- Posted August 27, 2014 by
This iReport is part of an assignment:
Natural wonders in the 50 states
La Push Comes to Shove on Scenic NW Coast
Ten miles off the northwestern-most point of Highway-101, and 14 miles from the tiny town of Forks, the setting for the wildly popular Twilight vampire series, the traveler is treated to the magnificence of a Washington State gem, and an American treasure, La Push, and its accompanying expanse of wide, sandy beaches.
Five scenic beaches necklace Quileute Indian Tribal land and Quillayute Needles National Wildlife Refuge along the Olympic Peninsula, a four to six-hour car ride from Seattle, depending on potential long lines at the ferry docks near the Emerald City.
Folks fish, collect rocks, snap photos, body-surf, and build bonfires on the beach. Some spend the night roughing it, camping out in basic tents.

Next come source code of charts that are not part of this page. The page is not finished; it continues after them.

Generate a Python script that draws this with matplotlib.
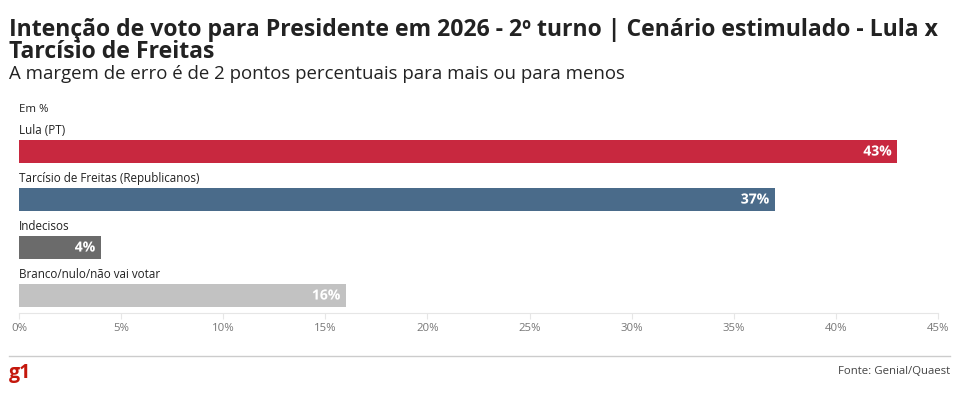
import matplotlib.pyplot as plt
import matplotlib.patheffects as pe

categorias = ["Lula (PT)", "Tarcísio de Freitas (Republicanos)", "Indecisos", "Branco/nulo/não vai votar"]
valores = [43, 37, 4, 16]
cores = ["#C8283F", "#4A6B8A", "#6B6B6B", "#C2C2C2"]
ticks = [0, 5, 10, 15, 20, 25, 30, 35, 40, 45]

plt.rcParams['font.family'] = ['Open Sans', 'DejaVu Sans']

W, H = 960, 397
fig = plt.figure(figsize=(W / 100, H / 100), dpi=100)

# eixo: 0% em x=19px, 45% em x=938px; de y=130px a y=313px
ax = fig.add_axes([19 / W, 1 - 313 / H, (938 - 19) / W, (313 - 130) / H])
pos = list(range(len(categorias)))
ax.barh(pos, valores, height=0.48, color=cores)
ax.set_xlim(0, 45)
ax.set_ylim(3 + 17.5 / 48, -21.5 / 48)

for i, (cat, v) in enumerate(zip(categorias, valores)):
    ax.annotate(cat, xy=(0, i - 0.24), xytext=(0, 2), textcoords="offset points",
                ha="left", va="bottom", fontsize=8.4, color="#222222")
    ax.annotate(f"{v}%", xy=(v, i), xytext=(-4, 0), textcoords="offset points",
                ha="right", va="center", fontsize=10, fontweight="bold", color="white",
                path_effects=[pe.withStroke(linewidth=2, foreground=cores[i], alpha=0.6)])

for s in ["top", "right", "left"]:
    ax.spines[s].set_visible(False)
ax.spines["bottom"].set_color("#e6e6e6")
ax.set_yticks([])
ax.set_xticks(ticks)
ax.set_xticklabels([f"{t}%" for t in ticks])
ax.tick_params(axis="x", colors="#e6e6e6", labelcolor="#777777", labelsize=8.2, length=4, pad=3)

fig.text(9 / W, 1 - 30 / H, "Intenção de voto para Presidente em 2026 - 2º turno | Cenário estimulado - Lula x",
         fontsize=16.6, fontweight="bold", color="#222222", va="center")
fig.text(9 / W, 1 - 52 / H, "Tarcísio de Freitas", fontsize=16.6, fontweight="bold", color="#222222", va="center")
fig.text(9 / W, 1 - 74 / H, "A margem de erro é de 2 pontos percentuais para mais ou para menos",
         fontsize=13.4, color="#222222", va="center")
fig.text(19 / W, 1 - 109 / H, "Em %", fontsize=8.2, color="#222222", va="center")

fig.add_artist(plt.Line2D([9 / W, 950 / W], [1 - 356 / H, 1 - 356 / H], color="#cccccc", lw=1))
fig.text(9 / W, 1 - 373 / H, "g1", fontsize=14, fontweight="bold", color="#C4170C", va="center")
fig.text(950 / W, 1 - 371 / H, "Fonte: Genial/Quaest", fontsize=8.2, color="#444444", va="center", ha="right")

fig.savefig("out.png", dpi=100)
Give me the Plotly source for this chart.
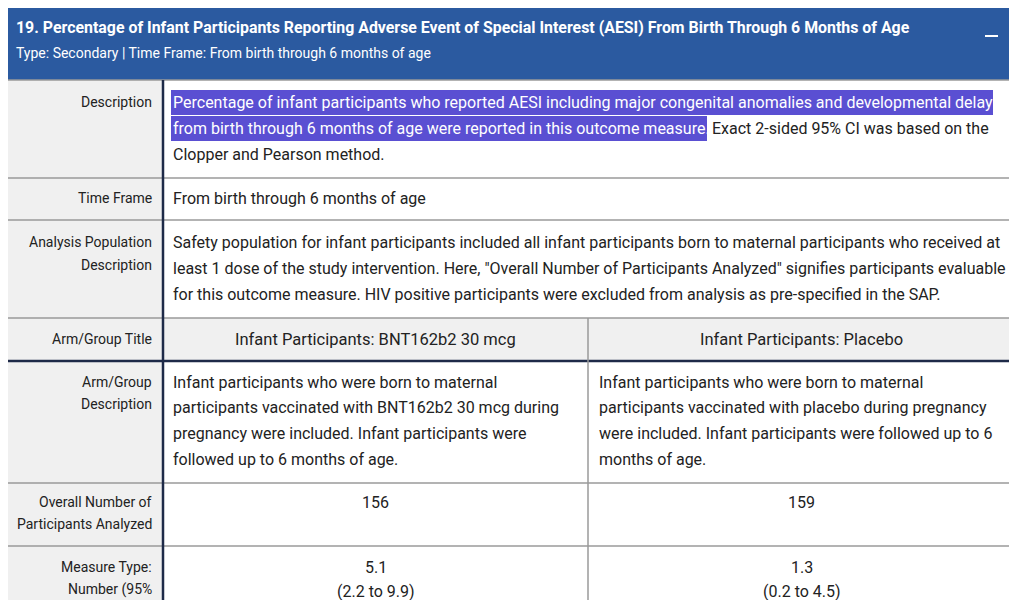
import plotly.graph_objects as go

title = "19. Percentage of Infant Participants Reporting Adverse Event of Special Interest (AESI) From Birth Through 6 Months of Age"
subtitle = "Type: Secondary | Time Frame: From birth through 6 months of age"
arm_titles = ["Infant Participants: BNT162b2 30 mcg", "Infant Participants: Placebo"]
arm_desc = [
    ["Infant participants who were born to maternal", "participants vaccinated with BNT162b2 30 mcg during",
     "pregnancy were included. Infant participants were", "followed up to 6 months of age."],
    ["Infant participants who were born to maternal", "participants vaccinated with placebo during pregnancy",
     "were included. Infant participants were followed up to 6", "months of age."],
]
n_analyzed = [156, 159]
measure_values = [5.1, 1.3]
ci_low = [2.2, 0.2]
ci_high = [9.9, 4.5]
desc_hl = ["Percentage of infant participants who reported AESI including major congenital anomalies and developmental delay",
           "from birth through 6 months of age were reported in this outcome measure."]
desc_rest = ["Exact 2-sided 95% CI was based on the", "Clopper and Pearson method."]
time_frame = "From birth through 6 months of age"
pop_lines = ["Safety population for infant participants included all infant participants born to maternal participants who received at",
             "least 1 dose of the study intervention. Here, \"Overall Number of Participants Analyzed\" signifies participants evaluable",
             "for this outcome measure. HIV positive participants were excluded from analysis as pre-specified in the SAP."]

W, H = 1017, 600
OFF = 8  # page body margin
FONT = "Roboto"
fig = go.Figure()
shapes, ann = [], []

def rect(x0, y0, x1, y1, fill, lw=0, lc=None):
    shapes.append(dict(type="rect", xref="x", yref="y", x0=x0, y0=y0, x1=x1, y1=y1,
                       fillcolor=fill, line=dict(width=lw, color=lc or fill), layer="below"))

def line(x0, y0, x1, y1, color, w):
    shapes.append(dict(type="line", xref="x", yref="y", x0=x0, y0=y0, x1=x1, y1=y1,
                       line=dict(color=color, width=w), layer="above"))

def text(x, y, s, size=16, color="#222", anchor="left", bold=False):
    if bold:
        s = "<b>" + s + "</b>"
    ann.append(dict(x=x, y=y, xref="x", yref="y", text=s, showarrow=False, xanchor=anchor,
                    yanchor="middle", font=dict(family=FONT, size=size, color=color)))

# header
rect(0, 0, W, 80, "#2b5aa0")
text(14, 27, title, 15.9, "white", bold=True)
text(14, 53, subtitle, 14, "white")
line(985, 36, 998, 36, "white", 2)

L, C1, C2, R = 2, 163, 588, 1015
rect(L, 80, R, 600, "white")
rect(L, 80, C1, 600, "#f0f0f0")
rect(C1, 318, R, 361, "#f0f0f0")

rows = [80, 178, 220, 318, 361, 483, 546]
for y in rows:
    line(L, y, R, y, "#9a9a9a", 1.5)
line(L, 361, R, 361, "#1e2a48", 2.5)
line(L, 80, L, 600, "#9a9a9a", 1.5)
line(R, 80, R, 600, "#9a9a9a", 1.5)
line(C1, 80, C1, 600, "#1e2a48", 2.5)
line(C2, 318, C2, 600, "#9a9a9a", 1.5)

LX, LS = 154, 14
text(LX, 102, "Description", LS, anchor="right")
rect(171, 90, 993, 115, "#5a4fd2")
rect(171, 116, 707, 141, "#5a4fd2")
text(171, 102, desc_hl[0], 16, "white")
text(171, 128, desc_hl[1], 16, "white")
text(710, 128, desc_rest[0], 16)
text(171, 154, desc_rest[1], 16)

text(LX, 198, "Time Frame", LS, anchor="right")
text(171, 198, time_frame, 16)

text(LX, 242, "Analysis Population", LS, anchor="right")
text(LX, 265, "Description", LS, anchor="right")
for i, s in enumerate(pop_lines):
    text(171, 242 + 26 * i, s, 16)

text(LX, 339, "Arm/Group Title", LS, anchor="right")
centers = [(C1 + C2) / 2, (C2 + R) / 2]
lefts = [171, 597]
for k in range(2):
    text(centers[k], 339, arm_titles[k], 16.5, anchor="center")
    for i, s in enumerate(arm_desc[k]):
        text(lefts[k], 382 + 25.7 * i, s, 16)
    text(centers[k], 502, str(n_analyzed[k]), 16, anchor="center")
    text(centers[k], 567, f"{measure_values[k]}", 16, anchor="center")
    text(centers[k], 591, f"({ci_low[k]} to {ci_high[k]})", 16, anchor="center")

text(LX, 382, "Arm/Group", LS, anchor="right")
text(LX, 404, "Description", LS, anchor="right")
text(LX, 502, "Overall Number of", LS, anchor="right")
text(LX, 524, "Participants Analyzed", LS, anchor="right")
text(LX, 567, "Measure Type:", LS, anchor="right")
text(LX, 589, "Number (95%", LS, anchor="right")

fig.update_layout(width=W - OFF, height=H - OFF, margin=dict(l=0, r=0, t=0, b=0),
                  paper_bgcolor="white", plot_bgcolor="white",
                  xaxis=dict(range=[OFF, W], visible=False, fixedrange=True),
                  yaxis=dict(range=[H, OFF], visible=False, fixedrange=True),
                  shapes=shapes, annotations=ann, showlegend=False)
fig.write_html("out.html", config={"displayModeBar": False})
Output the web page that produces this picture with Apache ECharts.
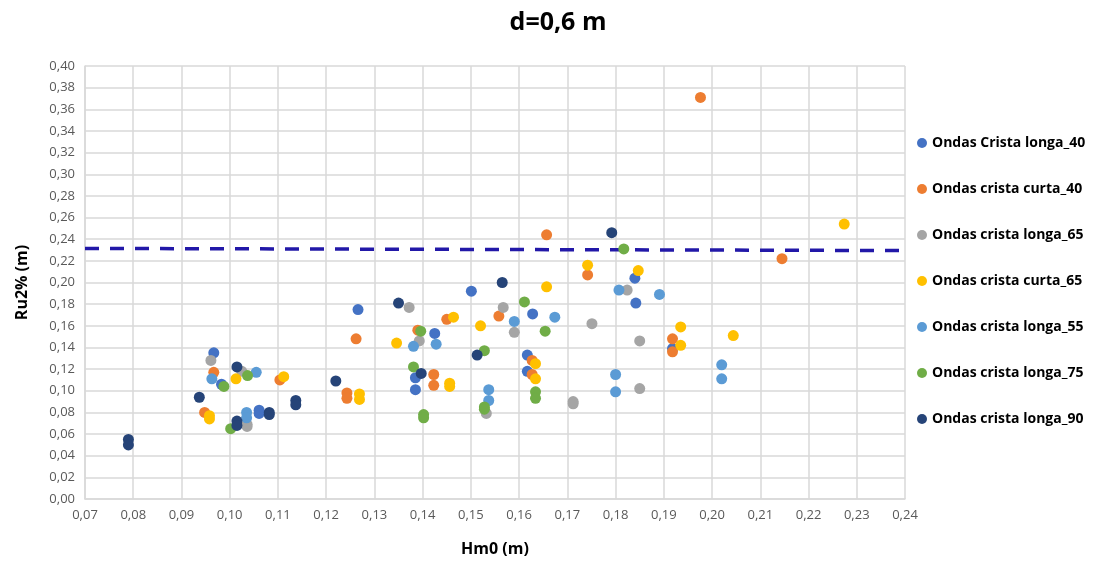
<!DOCTYPE html>
<html>
<head>
<meta charset="utf-8">
<script src="https://cdn.jsdelivr.net/npm/echarts@6/dist/echarts.min.js"></script>
<style>
  html, body { margin: 0; padding: 0; background: #fff; }
  #chart { width: 1116px; height: 574px; }
</style>
</head>
<body>
<div id="chart"></div>
<script>
// Run-up Ru2% against wave height Hm0, per wave condition: [Hm0, Ru2%]
const longa40 = [
  [0.0967, 0.135], [0.0983, 0.106], [0.1061, 0.082], [0.1061, 0.079], [0.1266, 0.175],
  [0.1385, 0.112], [0.1385, 0.101], [0.1425, 0.153], [0.1501, 0.192], [0.1617, 0.133],
  [0.1617, 0.118], [0.1628, 0.171], [0.1840, 0.204], [0.1842, 0.181], [0.1918, 0.139]
];
const curta40 = [
  [0.0948, 0.080], [0.0967, 0.117], [0.1104, 0.110], [0.1243, 0.098], [0.1243, 0.093],
  [0.1262, 0.148], [0.1390, 0.156], [0.1423, 0.115], [0.1423, 0.105], [0.1450, 0.166],
  [0.1558, 0.169], [0.1627, 0.128], [0.1627, 0.115], [0.1657, 0.244], [0.1742, 0.207],
  [0.1918, 0.148], [0.1918, 0.136], [0.1976, 0.371], [0.2145, 0.222]
];
const longa65 = [
  [0.0961, 0.128], [0.1025, 0.118], [0.1036, 0.069], [0.1036, 0.067], [0.1372, 0.177],
  [0.1393, 0.146], [0.1532, 0.079], [0.1567, 0.177], [0.1590, 0.154], [0.1712, 0.090],
  [0.1712, 0.088], [0.1751, 0.162], [0.1824, 0.193], [0.1850, 0.146], [0.1850, 0.102]
];
const curta65 = [
  [0.0958, 0.077], [0.0958, 0.074], [0.1013, 0.111], [0.1112, 0.113], [0.1269, 0.097],
  [0.1269, 0.092], [0.1346, 0.144], [0.1456, 0.107], [0.1456, 0.104], [0.1464, 0.168],
  [0.1520, 0.160], [0.1634, 0.125], [0.1634, 0.111], [0.1657, 0.196], [0.1742, 0.216],
  [0.1847, 0.211], [0.1935, 0.159], [0.1935, 0.142], [0.2044, 0.151], [0.2274, 0.254]
];
const longa55 = [
  [0.0963, 0.111], [0.1035, 0.080], [0.1035, 0.075], [0.1055, 0.117], [0.1381, 0.141],
  [0.1428, 0.143], [0.1537, 0.101], [0.1537, 0.091], [0.1590, 0.164], [0.1674, 0.168],
  [0.1800, 0.115], [0.1800, 0.099], [0.1807, 0.193], [0.1891, 0.189], [0.2020, 0.124],
  [0.2020, 0.111]
];
const longa75 = [
  [0.0988, 0.104], [0.1002, 0.065], [0.1037, 0.114], [0.1381, 0.122], [0.1396, 0.155],
  [0.1402, 0.078], [0.1402, 0.075], [0.1528, 0.137], [0.1528, 0.085], [0.1528, 0.083],
  [0.1611, 0.182], [0.1634, 0.099], [0.1634, 0.093], [0.1654, 0.155], [0.1817, 0.231]
];
const longa90 = [
  [0.0790, 0.055], [0.0790, 0.050], [0.0937, 0.094], [0.1015, 0.122], [0.1015, 0.072],
  [0.1015, 0.068], [0.1082, 0.080], [0.1082, 0.078], [0.1137, 0.091], [0.1137, 0.087],
  [0.1220, 0.109], [0.1350, 0.181], [0.1397, 0.116], [0.1513, 0.133], [0.1565, 0.200],
  [0.1792, 0.246]
];
// Reference run-up level (dashed line)
const limitLine = [[0.07, 0.2315], [0.24, 0.2295]];

const seriesNames = [
  'Ondas Crista longa_40', 'Ondas crista curta_40', 'Ondas crista longa_65',
  'Ondas crista curta_65', 'Ondas crista longa_55', 'Ondas crista longa_75',
  'Ondas crista longa_90'
];
const seriesData = [longa40, curta40, longa65, curta65, longa55, longa75, longa90];
const seriesColors = ['#4472C4', '#ED7D31', '#A5A5A5', '#FFC000', '#5B9BD5', '#70AD47', '#264478'];

const fmt = v => v.toFixed(2).replace('.', ',');
const FONT = '"Open Sans", "Liberation Sans", sans-serif';

const chart = echarts.init(document.getElementById('chart'), null, { renderer: 'canvas' });

const scatterSeries = seriesNames.map((name, i) => ({
  name,
  type: 'scatter',
  data: seriesData[i],
  symbol: 'circle',
  symbolSize: 11,
  itemStyle: { color: seriesColors[i], opacity: 1 },
  z: 3
}));

chart.setOption({
  animation: false,
  backgroundColor: '#ffffff',
  title: {
    text: 'd=0,6 m',
    left: 'center',
    top: 5,
    textStyle: { fontFamily: FONT, fontSize: 25, fontWeight: 'bold', color: '#000' }
  },
  legend: {
    data: seriesNames.map((n, i) => ({ name: n, icon: 'circle', itemStyle: { color: seriesColors[i] } })),
    orient: 'vertical',
    left: 912,
    top: 131,
    itemWidth: 10,
    itemHeight: 10,
    itemGap: 32,
    textStyle: { fontFamily: FONT, fontSize: 14, fontWeight: 'bold', color: '#000' }
  },
  grid: { left: 85, top: 66, width: 820, height: 433, containLabel: false },
  xAxis: {
    type: 'value',
    min: 0.07,
    max: 0.24,
    interval: 0.01,
    name: 'Hm0 (m)',
    nameLocation: 'middle',
    nameGap: 42,
    nameTextStyle: { fontFamily: FONT, fontSize: 16, fontWeight: 'bold', color: '#000' },
    axisLine: { show: true, lineStyle: { color: '#d9d9d9', width: 1.5 } },
    axisTick: { show: false },
    axisLabel: { formatter: fmt, fontFamily: FONT, fontSize: 13, color: '#595959', margin: 10 },
    splitLine: { show: true, lineStyle: { color: '#d9d9d9', width: 1.5 } }
  },
  yAxis: {
    type: 'value',
    min: 0,
    max: 0.40,
    interval: 0.02,
    name: 'Ru2% (m)',
    nameLocation: 'middle',
    nameGap: 55,
    nameRotate: 90,
    nameTextStyle: { fontFamily: FONT, fontSize: 16, fontWeight: 'bold', color: '#000' },
    axisLine: { show: true, lineStyle: { color: '#d9d9d9', width: 1.5 } },
    axisTick: { show: false },
    axisLabel: { formatter: fmt, fontFamily: FONT, fontSize: 13, color: '#595959', margin: 10 },
    splitLine: { show: true, lineStyle: { color: '#d9d9d9', width: 1.5 } }
  },
  series: [
    ...scatterSeries,
    {
      name: 'limite',
      type: 'line',
      data: limitLine,
      symbol: 'none',
      lineStyle: { color: '#2218A8', width: 3.5, type: [14, 11] },
      z: 2,
      silent: true
    }
  ]
});
</script>
</body>
</html>
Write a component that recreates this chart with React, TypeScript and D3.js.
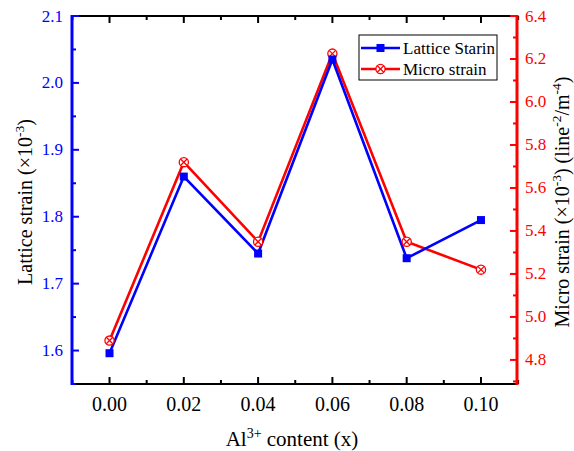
import React from "react";
import * as d3 from "d3";

// Al3+ content (x) and the two strain series
const alContent = [0.0, 0.02, 0.04, 0.06, 0.08, 0.1];
const latticeStrain = [1.596, 1.86, 1.745, 2.035, 1.738, 1.795];
const microStrain = [4.89, 5.72, 5.35, 6.225, 5.35, 5.22];

const xTicks = [0.0, 0.02, 0.04, 0.06, 0.08, 0.1];
const leftTicks = [1.6, 1.7, 1.8, 1.9, 2.0, 2.1];
const rightTicks = [4.8, 5.0, 5.2, 5.4, 5.6, 5.8, 6.0, 6.2, 6.4];

const W = 574;
const H = 451;
const m = { left: 72, right: 517, top: 16, bottom: 384 };

const BLUE = "#0000ff";
const RED = "#ff0000";
const FONT = "Liberation Serif, Times New Roman, DejaVu Serif, serif";

export default function App() {
  const x = d3.scaleLinear().domain([-0.0101, 0.1097]).range([m.left, m.right]);
  const yL = d3.scaleLinear().domain([1.55, 2.1]).range([m.bottom, m.top]);
  const yR = d3.scaleLinear().domain([4.688, 6.4]).range([m.bottom, m.top]);

  const latticePts = alContent.map((v, i) => [x(v), yL(latticeStrain[i])] as [number, number]);
  const microPts = alContent.map((v, i) => [x(v), yR(microStrain[i])] as [number, number]);
  const line = d3.line();

  const xMinor = d3.range(-0.01, 0.111, 0.01).filter((v) => Math.abs(Math.round(v * 100) % 2) === 1);
  const leftMinor = d3.range(1.55, 2.1, 0.1).map((v) => +v.toFixed(2));
  const rightMinor = d3.range(4.7, 6.4, 0.2).map((v) => +v.toFixed(1));

  const crossMarker = (cx: number, cy: number, key: string | number) => {
    const r = 4.6;
    const d = r * Math.SQRT1_2;
    return (
      <g key={key}>
        <circle cx={cx} cy={cy} r={r} fill="white" stroke={RED} strokeWidth={1.3} />
        <line x1={cx - d} y1={cy - d} x2={cx + d} y2={cy + d} stroke={RED} strokeWidth={1.3} />
        <line x1={cx - d} y1={cy + d} x2={cx + d} y2={cy - d} stroke={RED} strokeWidth={1.3} />
      </g>
    );
  };

  return (
    <svg width={W} height={H} style={{ position: "absolute", left: 0, top: 0, background: "white", fontFamily: FONT }}>
      {/* data lines */}
      <path d={line(microPts) || ""} fill="none" stroke={RED} strokeWidth={2.6} />
      <path d={line(latticePts) || ""} fill="none" stroke={BLUE} strokeWidth={2.6} />
      {microPts.map((p, i) => crossMarker(p[0], p[1], i))}
      {latticePts.map((p, i) => (
        <rect key={i} x={p[0] - 4} y={p[1] - 4} width={8} height={8} fill={BLUE} />
      ))}

      {/* top and bottom frame with inward ticks */}
      <line x1={m.left} x2={m.right} y1={m.top} y2={m.top} stroke="black" strokeWidth={2.2} />
      <line x1={m.left} x2={m.right} y1={m.bottom} y2={m.bottom} stroke="black" strokeWidth={2.2} />
      {xTicks.map((t) => (
        <g key={t}>
          <line x1={x(t)} x2={x(t)} y1={m.top} y2={m.top + 7} stroke="black" strokeWidth={2} />
          <line x1={x(t)} x2={x(t)} y1={m.bottom} y2={m.bottom - 7} stroke="black" strokeWidth={2} />
          <text x={x(t)} y={411} textAnchor="middle" fontSize={20} fill="black">
            {t.toFixed(2)}
          </text>
        </g>
      ))}
      {xMinor.map((t, i) => (
        <g key={"mx" + i}>
          <line x1={x(t)} x2={x(t)} y1={m.top} y2={m.top + 4} stroke="black" strokeWidth={2} />
          <line x1={x(t)} x2={x(t)} y1={m.bottom} y2={m.bottom - 4} stroke="black" strokeWidth={2} />
        </g>
      ))}

      {/* left axis */}
      <line x1={m.left} x2={m.left} y1={m.top - 1} y2={m.bottom + 1} stroke={BLUE} strokeWidth={3} />
      {leftTicks.map((t) => (
        <g key={t}>
          <line x1={m.left} x2={m.left + 7} y1={yL(t)} y2={yL(t)} stroke={BLUE} strokeWidth={2} />
          <text x={m.left - 9} y={yL(t) + 5.5} textAnchor="end" fontSize={17} fill={BLUE}>
            {t.toFixed(1)}
          </text>
        </g>
      ))}
      {leftMinor.map((t) => (
        <line key={"ml" + t} x1={m.left} x2={m.left + 4} y1={yL(t)} y2={yL(t)} stroke={BLUE} strokeWidth={2} />
      ))}

      {/* right axis */}
      <line x1={m.right} x2={m.right} y1={m.top - 1} y2={m.bottom + 1} stroke={RED} strokeWidth={3} />
      {rightTicks.map((t) => (
        <g key={t}>
          <line x1={m.right} x2={m.right - 7} y1={yR(t)} y2={yR(t)} stroke={RED} strokeWidth={2} />
          <text x={m.right + 8} y={yR(t) + 5.5} textAnchor="start" fontSize={17} fill={RED}>
            {t.toFixed(1)}
          </text>
        </g>
      ))}
      {rightMinor.map((t) => (
        <line key={"mr" + t} x1={m.right} x2={m.right - 4} y1={yR(t)} y2={yR(t)} stroke={RED} strokeWidth={2} />
      ))}

      {/* axis titles */}
      <text x={292} y={446} textAnchor="middle" fontSize={21} fill="black">
        Al<tspan dy={-8} fontSize={14}>3+</tspan>
        <tspan dy={8}> content (x)</tspan>
      </text>
      <text transform={`translate(32,202) rotate(-90)`} textAnchor="middle" fontSize={20} fill="black">
        Lattice strain (×10<tspan dy={-8} fontSize={13.5}>-3</tspan>
        <tspan dy={8}>)</tspan>
      </text>
      <text transform={`translate(569,202) rotate(-90)`} textAnchor="middle" fontSize={20} fill="black">
        Micro strain (×10<tspan dy={-8} fontSize={13.5}>-3</tspan>
        <tspan dy={8}>) (line</tspan>
        <tspan dy={-8} fontSize={13.5}>-2</tspan>
        <tspan dy={8}>/m</tspan>
        <tspan dy={-8} fontSize={13.5}>-4</tspan>
        <tspan dy={8}>)</tspan>
      </text>

      {/* legend */}
      <rect x={359} y={35} width={138} height={45} fill="white" stroke="black" strokeWidth={1} />
      <line x1={361} x2={400} y1={48} y2={48} stroke={BLUE} strokeWidth={2.6} />
      <rect x={376.5} y={44} width={8} height={8} fill={BLUE} />
      <text x={403} y={54} fontSize={17} fill="black">Lattice Starin</text>
      <line x1={361} x2={400} y1={69} y2={69} stroke={RED} strokeWidth={2.6} />
      {crossMarker(380.5, 69, "leg")}
      <text x={403} y={75} fontSize={17} fill="black">Micro strain</text>
    </svg>
  );
}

Others who are, as comedian Jim Gaffigan describes himself, "indoorsy," may opt for luxurious cabin suites at the Quileute Tribe's Oceanside Resort.
Unique features of these beaches include the stark beauty offered by bleached trees that lost their leaves due to their thirsty roots drinking salt water, and their cousins, logs scattered along the beach, some eight feet in diameter, that rolled in from parts unknown.
Then there are those islands, most of them considered "seastacks," that are among over 800 such natural off-shore formations in Quillayute Needles National Wildlife Refuge along Washington State's rugged coast.
"Rialto" is perhaps the most scenic of the five La Push-area beaches, and its name, meaning a theatrical square, was given by its most eccentric settler, Alexander.
A world-famous magician in the early 20th Century, Alexander-"The Man Who Knows" certainly knew how to make a buck and built an enormous house just above the beach. He is said to have made millions by performing a magic act in which he answered questions "mentally sent" to him by audience members. However, his real fortune was made by doing private readings for large fees.